GIVEN REQUEST — Nothing beyond the line containing "179, 176, 199, 209, 219];" is to be printed; print exactly each line from the start of the records below through that line, leaving out pictures.

RECORDS SUPPLIED —

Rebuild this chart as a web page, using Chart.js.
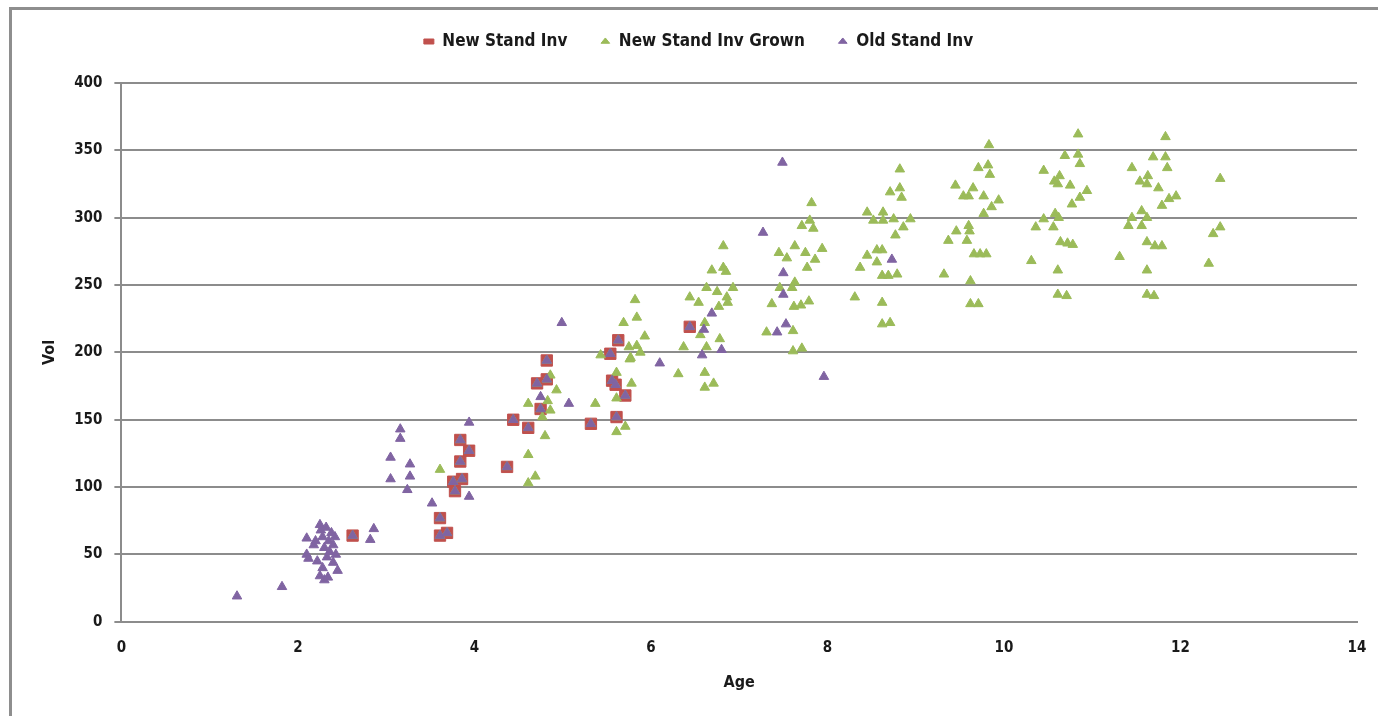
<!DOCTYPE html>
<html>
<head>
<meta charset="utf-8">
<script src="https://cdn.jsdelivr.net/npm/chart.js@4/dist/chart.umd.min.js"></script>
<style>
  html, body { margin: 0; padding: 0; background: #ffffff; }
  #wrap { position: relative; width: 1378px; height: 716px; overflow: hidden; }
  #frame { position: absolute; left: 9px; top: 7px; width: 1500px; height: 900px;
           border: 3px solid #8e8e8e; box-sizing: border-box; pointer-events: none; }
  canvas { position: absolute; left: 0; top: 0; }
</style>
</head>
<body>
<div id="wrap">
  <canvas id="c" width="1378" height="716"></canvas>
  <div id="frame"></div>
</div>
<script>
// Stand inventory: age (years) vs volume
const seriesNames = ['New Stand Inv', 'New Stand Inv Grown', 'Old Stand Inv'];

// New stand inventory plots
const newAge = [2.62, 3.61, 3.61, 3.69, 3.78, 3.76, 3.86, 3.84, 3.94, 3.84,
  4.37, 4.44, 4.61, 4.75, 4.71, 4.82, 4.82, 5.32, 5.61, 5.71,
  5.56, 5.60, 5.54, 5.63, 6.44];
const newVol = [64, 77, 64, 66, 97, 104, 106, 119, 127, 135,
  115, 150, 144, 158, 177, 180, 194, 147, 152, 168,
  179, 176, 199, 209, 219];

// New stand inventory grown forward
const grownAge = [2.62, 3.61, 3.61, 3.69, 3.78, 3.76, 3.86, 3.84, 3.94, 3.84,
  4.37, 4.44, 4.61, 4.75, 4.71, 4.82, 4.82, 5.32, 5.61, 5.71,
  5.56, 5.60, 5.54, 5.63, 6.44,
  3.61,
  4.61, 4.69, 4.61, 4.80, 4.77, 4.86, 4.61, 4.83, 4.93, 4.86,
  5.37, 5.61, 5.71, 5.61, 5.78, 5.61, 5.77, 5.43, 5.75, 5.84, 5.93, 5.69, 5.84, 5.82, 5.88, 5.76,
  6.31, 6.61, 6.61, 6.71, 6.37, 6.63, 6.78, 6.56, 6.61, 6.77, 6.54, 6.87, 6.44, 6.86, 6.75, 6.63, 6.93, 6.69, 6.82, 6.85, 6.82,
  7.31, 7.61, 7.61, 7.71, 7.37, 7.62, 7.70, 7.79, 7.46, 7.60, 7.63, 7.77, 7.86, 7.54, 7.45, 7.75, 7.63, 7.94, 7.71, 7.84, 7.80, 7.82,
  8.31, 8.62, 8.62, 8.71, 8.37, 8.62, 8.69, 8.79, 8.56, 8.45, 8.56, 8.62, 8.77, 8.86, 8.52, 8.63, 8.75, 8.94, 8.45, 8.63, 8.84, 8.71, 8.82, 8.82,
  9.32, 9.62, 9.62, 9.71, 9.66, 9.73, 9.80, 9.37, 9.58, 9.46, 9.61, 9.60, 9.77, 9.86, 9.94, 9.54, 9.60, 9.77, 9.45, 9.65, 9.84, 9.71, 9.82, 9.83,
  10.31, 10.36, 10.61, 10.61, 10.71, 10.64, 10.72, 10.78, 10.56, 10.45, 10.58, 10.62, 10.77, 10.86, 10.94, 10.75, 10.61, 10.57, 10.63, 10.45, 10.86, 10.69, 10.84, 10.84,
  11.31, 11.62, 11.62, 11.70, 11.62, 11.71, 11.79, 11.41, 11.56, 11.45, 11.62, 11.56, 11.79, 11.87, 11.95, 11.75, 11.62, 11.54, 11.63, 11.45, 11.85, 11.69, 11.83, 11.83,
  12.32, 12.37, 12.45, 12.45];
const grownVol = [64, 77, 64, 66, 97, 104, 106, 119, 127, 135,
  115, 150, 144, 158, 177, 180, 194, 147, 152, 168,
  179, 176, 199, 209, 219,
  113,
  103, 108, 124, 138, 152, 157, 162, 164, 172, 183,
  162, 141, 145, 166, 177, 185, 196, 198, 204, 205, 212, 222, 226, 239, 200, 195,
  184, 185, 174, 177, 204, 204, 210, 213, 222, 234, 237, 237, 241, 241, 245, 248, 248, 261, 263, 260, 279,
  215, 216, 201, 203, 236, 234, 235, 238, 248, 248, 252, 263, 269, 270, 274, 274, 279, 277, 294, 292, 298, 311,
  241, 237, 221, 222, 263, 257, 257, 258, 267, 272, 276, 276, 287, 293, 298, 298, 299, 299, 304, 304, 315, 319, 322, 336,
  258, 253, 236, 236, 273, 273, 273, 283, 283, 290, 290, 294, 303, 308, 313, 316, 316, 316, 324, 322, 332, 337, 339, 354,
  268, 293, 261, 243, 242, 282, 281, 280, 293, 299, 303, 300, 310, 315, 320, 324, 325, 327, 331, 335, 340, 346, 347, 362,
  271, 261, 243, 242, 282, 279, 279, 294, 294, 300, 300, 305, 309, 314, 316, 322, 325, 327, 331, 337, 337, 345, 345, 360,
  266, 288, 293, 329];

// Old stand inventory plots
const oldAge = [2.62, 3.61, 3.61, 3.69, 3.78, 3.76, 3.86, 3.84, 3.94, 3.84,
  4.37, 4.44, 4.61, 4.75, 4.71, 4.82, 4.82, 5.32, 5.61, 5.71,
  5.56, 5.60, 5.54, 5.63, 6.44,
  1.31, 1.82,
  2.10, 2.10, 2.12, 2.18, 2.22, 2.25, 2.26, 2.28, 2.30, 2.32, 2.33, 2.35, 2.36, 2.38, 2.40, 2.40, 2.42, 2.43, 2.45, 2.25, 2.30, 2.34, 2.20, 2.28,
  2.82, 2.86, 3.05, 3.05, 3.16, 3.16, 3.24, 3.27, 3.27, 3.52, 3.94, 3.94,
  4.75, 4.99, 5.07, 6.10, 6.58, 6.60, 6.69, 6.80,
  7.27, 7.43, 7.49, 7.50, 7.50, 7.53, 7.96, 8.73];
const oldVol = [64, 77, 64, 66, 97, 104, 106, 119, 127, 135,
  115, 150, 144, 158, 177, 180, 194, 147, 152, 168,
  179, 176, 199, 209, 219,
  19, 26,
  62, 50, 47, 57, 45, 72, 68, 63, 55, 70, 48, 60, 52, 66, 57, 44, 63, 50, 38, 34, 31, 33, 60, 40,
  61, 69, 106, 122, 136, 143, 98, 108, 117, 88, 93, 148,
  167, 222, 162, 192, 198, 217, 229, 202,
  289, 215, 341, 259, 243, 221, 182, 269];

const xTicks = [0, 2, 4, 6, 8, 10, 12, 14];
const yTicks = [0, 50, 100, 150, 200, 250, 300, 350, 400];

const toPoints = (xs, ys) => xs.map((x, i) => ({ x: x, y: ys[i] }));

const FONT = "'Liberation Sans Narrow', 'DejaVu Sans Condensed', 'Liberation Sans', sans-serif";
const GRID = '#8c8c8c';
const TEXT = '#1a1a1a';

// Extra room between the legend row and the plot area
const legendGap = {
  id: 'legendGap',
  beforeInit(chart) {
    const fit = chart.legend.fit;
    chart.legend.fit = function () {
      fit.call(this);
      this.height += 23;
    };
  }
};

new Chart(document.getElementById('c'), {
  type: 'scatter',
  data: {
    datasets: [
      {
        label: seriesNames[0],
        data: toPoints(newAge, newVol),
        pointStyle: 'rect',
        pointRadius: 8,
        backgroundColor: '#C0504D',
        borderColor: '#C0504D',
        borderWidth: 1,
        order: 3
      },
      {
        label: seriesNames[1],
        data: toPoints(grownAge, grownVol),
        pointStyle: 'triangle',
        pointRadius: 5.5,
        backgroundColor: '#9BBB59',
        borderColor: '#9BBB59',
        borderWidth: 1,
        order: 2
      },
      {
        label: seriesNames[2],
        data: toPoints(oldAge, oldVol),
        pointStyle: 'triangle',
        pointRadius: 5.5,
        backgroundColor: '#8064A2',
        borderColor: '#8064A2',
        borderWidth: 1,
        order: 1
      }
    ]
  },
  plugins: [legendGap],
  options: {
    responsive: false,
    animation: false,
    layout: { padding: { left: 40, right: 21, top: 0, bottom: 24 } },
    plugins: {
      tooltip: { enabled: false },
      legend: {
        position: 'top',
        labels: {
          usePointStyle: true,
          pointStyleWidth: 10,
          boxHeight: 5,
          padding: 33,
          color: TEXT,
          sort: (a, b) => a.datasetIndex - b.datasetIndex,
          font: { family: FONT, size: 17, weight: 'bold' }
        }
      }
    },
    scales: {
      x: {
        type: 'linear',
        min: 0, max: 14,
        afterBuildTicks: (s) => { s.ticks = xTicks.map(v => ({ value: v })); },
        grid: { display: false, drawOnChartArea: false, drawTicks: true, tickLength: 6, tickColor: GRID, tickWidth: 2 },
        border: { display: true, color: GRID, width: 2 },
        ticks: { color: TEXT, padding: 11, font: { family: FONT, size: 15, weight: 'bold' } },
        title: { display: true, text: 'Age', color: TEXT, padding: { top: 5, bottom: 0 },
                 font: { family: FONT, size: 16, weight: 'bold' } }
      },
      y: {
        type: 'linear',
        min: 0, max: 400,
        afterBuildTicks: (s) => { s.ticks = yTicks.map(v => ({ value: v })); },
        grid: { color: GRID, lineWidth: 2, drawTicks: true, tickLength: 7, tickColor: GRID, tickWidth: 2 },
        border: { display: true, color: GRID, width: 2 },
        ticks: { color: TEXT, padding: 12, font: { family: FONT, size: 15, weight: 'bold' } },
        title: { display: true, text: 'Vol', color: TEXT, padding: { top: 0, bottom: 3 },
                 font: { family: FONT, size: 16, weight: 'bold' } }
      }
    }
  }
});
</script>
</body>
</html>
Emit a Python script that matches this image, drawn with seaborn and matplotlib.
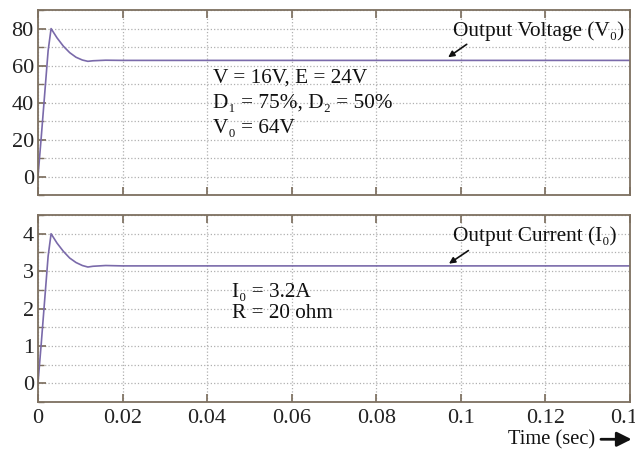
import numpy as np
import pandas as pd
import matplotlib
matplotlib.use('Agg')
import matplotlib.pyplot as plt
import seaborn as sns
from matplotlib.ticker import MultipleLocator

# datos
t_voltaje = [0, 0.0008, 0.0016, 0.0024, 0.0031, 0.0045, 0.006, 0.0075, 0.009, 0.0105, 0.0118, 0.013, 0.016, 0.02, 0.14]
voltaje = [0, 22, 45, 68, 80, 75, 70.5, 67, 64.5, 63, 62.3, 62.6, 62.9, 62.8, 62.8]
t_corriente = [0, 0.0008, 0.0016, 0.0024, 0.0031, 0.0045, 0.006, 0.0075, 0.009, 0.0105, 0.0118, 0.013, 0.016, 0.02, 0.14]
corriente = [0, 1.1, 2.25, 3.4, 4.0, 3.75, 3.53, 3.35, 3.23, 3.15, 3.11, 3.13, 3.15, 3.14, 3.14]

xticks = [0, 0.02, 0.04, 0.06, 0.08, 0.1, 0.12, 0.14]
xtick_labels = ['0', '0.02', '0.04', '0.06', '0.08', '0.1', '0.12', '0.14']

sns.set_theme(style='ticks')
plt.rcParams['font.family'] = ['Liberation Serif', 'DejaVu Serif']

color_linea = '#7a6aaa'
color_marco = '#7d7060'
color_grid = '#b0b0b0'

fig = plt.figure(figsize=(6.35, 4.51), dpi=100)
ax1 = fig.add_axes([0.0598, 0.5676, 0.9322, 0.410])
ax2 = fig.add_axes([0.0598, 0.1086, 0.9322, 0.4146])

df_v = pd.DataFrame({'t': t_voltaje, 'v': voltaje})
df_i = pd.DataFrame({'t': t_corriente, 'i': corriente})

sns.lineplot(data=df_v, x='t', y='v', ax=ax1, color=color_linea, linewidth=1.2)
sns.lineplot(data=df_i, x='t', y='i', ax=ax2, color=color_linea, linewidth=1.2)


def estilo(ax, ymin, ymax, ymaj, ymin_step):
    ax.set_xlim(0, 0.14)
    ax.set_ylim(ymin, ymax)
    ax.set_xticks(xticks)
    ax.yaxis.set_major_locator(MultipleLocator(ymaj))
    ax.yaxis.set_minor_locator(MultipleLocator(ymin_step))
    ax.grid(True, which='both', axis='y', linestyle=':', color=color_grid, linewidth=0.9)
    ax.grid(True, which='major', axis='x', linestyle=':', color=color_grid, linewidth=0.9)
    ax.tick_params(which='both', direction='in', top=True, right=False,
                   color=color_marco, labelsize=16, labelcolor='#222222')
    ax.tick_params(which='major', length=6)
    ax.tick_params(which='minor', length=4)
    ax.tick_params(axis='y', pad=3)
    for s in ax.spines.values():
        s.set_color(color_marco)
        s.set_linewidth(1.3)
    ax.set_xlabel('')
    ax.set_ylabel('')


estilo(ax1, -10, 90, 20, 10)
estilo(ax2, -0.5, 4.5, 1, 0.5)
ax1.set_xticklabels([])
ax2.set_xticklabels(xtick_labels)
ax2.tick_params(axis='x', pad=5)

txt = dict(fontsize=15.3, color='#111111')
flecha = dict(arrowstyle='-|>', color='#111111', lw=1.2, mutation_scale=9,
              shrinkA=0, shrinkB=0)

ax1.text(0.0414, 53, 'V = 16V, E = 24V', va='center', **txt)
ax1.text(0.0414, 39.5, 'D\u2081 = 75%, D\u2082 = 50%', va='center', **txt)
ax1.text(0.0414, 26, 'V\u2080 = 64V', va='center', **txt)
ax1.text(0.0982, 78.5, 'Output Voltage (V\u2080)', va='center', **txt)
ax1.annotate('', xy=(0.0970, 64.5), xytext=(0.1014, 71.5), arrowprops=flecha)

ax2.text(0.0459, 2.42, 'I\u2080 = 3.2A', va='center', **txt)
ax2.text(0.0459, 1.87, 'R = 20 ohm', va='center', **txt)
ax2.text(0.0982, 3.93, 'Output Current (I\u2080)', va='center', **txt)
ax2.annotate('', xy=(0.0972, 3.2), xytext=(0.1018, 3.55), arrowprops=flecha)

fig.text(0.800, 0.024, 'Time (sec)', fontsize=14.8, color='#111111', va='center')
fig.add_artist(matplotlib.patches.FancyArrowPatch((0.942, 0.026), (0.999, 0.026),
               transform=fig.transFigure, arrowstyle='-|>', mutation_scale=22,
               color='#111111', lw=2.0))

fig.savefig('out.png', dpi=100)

SOLUTION TO THIS PROBLEM —
Rebuild this chart as a web page, using Chart.js.
<!DOCTYPE html>
<html>
<head>
<meta charset="utf-8">
<script src="https://cdn.jsdelivr.net/npm/chart.js@4/dist/chart.umd.min.js"></script>
<style>
  html, body { margin: 0; padding: 0; background: #ffffff; }
  #wrap { position: relative; width: 1378px; height: 716px; overflow: hidden; }
  #frame { position: absolute; left: 9px; top: 7px; width: 1500px; height: 900px;
           border: 3px solid #8e8e8e; box-sizing: border-box; pointer-events: none; }
  canvas { position: absolute; left: 0; top: 0; }
</style>
</head>
<body>
<div id="wrap">
  <canvas id="c" width="1378" height="716"></canvas>
  <div id="frame"></div>
</div>
<script>
// Stand inventory: age (years) vs volume
const seriesNames = ['New Stand Inv', 'New Stand Inv Grown', 'Old Stand Inv'];

// New stand inventory plots
const newAge = [2.62, 3.61, 3.61, 3.69, 3.78, 3.76, 3.86, 3.84, 3.94, 3.84,
  4.37, 4.44, 4.61, 4.75, 4.71, 4.82, 4.82, 5.32, 5.61, 5.71,
  5.56, 5.60, 5.54, 5.63, 6.44];
const newVol = [64, 77, 64, 66, 97, 104, 106, 119, 127, 135,
  115, 150, 144, 158, 177, 180, 194, 147, 152, 168,
  179, 176, 199, 209, 219];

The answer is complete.